Ce ne sera pas trop long pour nous, si nous employons le temps comme nous avons dit. En faisant notre oraison autrement, le mérite que nous aurons à nous faire violence sera peut-être grand et beau, mais le résultat final et pratique ne vaudra pas. Je reviens sans cesse sur cette pensée-là: je désire que tout le monde comprenne bien. Dans tout le cours de mon ministère j'ai vu des séminaristes faire oraison, j'ai vu quelques prêtres, quelques religieux, mais jamais de laïques. Deux ou trois hommes, à ma connaissance, essayaient peut-être d'en faire le matin. Quant aux femmes, à moins qu'elles ne soient un peu montées, un peu exaltées, et avec cela quelque peu originales ou fantasques, elles ne l'entreprennent pas. Voilà ce que j'ai vu, voilà mon expérience. Peut-être ne me suis-je pas très bien rencontré.

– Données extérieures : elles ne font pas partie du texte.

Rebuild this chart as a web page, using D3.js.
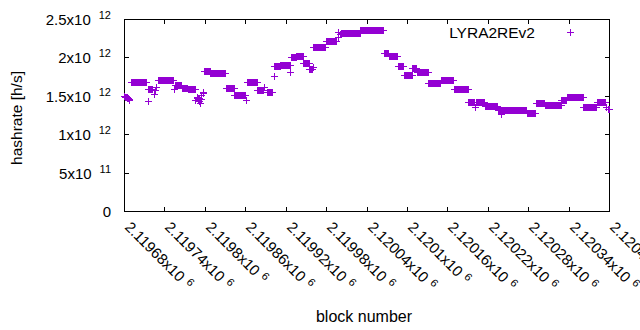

Je désire que l'on me comprenne bien. Je ne proscris pas la méditation. Ceux qui peuvent la faire font un exercice qui est bon. C'est une étude excellente de la religion, mais ce n’est pas là l'oraison, si l'on s'en tient à la méditation. Ce n'est pas là ce qui sanctifie le plus l’âme des fidèles.

Apprenez aux fidèles à faire oraison, apprenez-leur à ne pas perdre leur temps, à ne pas se consumer en efforts d'esprit stériles, mais à s'entretenir affectueusement avec Dieu. Ils vous comprendront et vous goûteront, malgré les préjugés de l'éducation première. Ils pratiqueront ce qu'a pratiqué saint François de Sales, sainte Chantal, saint Vincent de Paul, saint  Alphonse de Liguori. Saint Louis de Gonzague, avant d'entrer chez les Pères Jésuites, faisait ainsi son oraison. Ce n'est que par obéissance qu'il changea sa manière de faire en entrant au noviciat.

Je vous recommande de bien prier pour nos Pères de Pella. Ils ont en ce moment de grosses difficultés. Le P. Simon a été très malade pendant un mois. Le P. Bécoulet, lui aussi, a de grosses épreuves. Il faut beaucoup songer à eux.